Charlie Childress was a noble young man, only 22 years old, and came back from the North a few weeks before he died, in company with his younger brother, Clyde, who is still in Arlington.



On Sunday morning last the entire city was thrown into sorrow over the announcement that
Jesse R. McKinley was dead. Though he had been pronounced quite ill, his death, after only a few days sickness, was a shock. Monday when he was buried every business house was closed and the citizenship of Arlington turned out to pay respect to the most exemplary young man. Jesse McKinley, son of our eminent citizen, merchant and councilman, Jesse S. McKinley, was reared in our midst, and was a most exemplary young man. He was secretary of the Volunteer Fire Dept., City Secretary and a member of the Commercial Club. The funeral services were held at the Baptist church, of which Mr. McKinley was a member, his pastor, Rev. A.S. Hall conducting the services assisted by Rev. W.T. Thurman, of the Presbyterian church. The services at the grave were conducted by the Woodmen of the World.

There has never been a sadder funeral here. One of the specially pathetic incidents was that his death occurred just 3 days after the first anniversary of his marriage and his young wife's grief was very touching and brought tears to all eyes.

Jesse R. McKinley was born Oct. 23, 1882, and died Nov. 15, 1908 being just 26 years and 23 days old at his death. Nov. 12, 1907, he was married to Miss Marie Watson.

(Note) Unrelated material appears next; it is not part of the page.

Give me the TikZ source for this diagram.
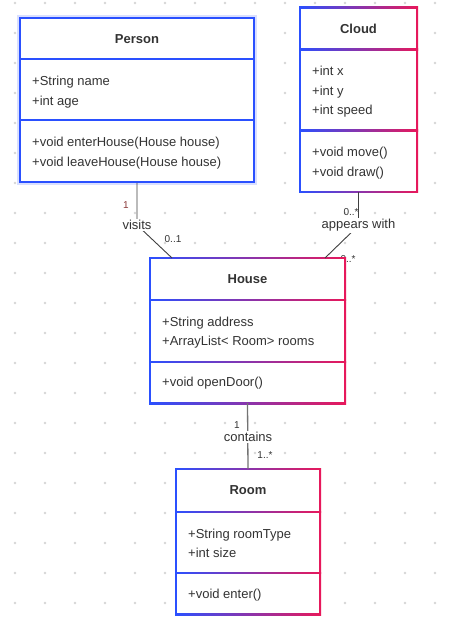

The sorrow of the father and mother was made more poignant by the fact that about 3 years ago their other son, just budding into manhood, died after a short illness--from the same complaint that took off Jesse--suppossed to be appendicitis.

The entire community earnestly and heartily sympathize with the family.

We extend our heartfelt thanks to our many dear friends for their numerous acts of kindness and tender sympathies shown us on the death of our loved one, and those who visited her during her continued illness and spoke words of cheer and consolation, and brightened the dark hour of suffering. May the Lord's richest blessings be upon you in our prayer.
O.L. Noonan? and children.

Mrs. Norman, who lived with her son near the southern part of the city was buried last Friday.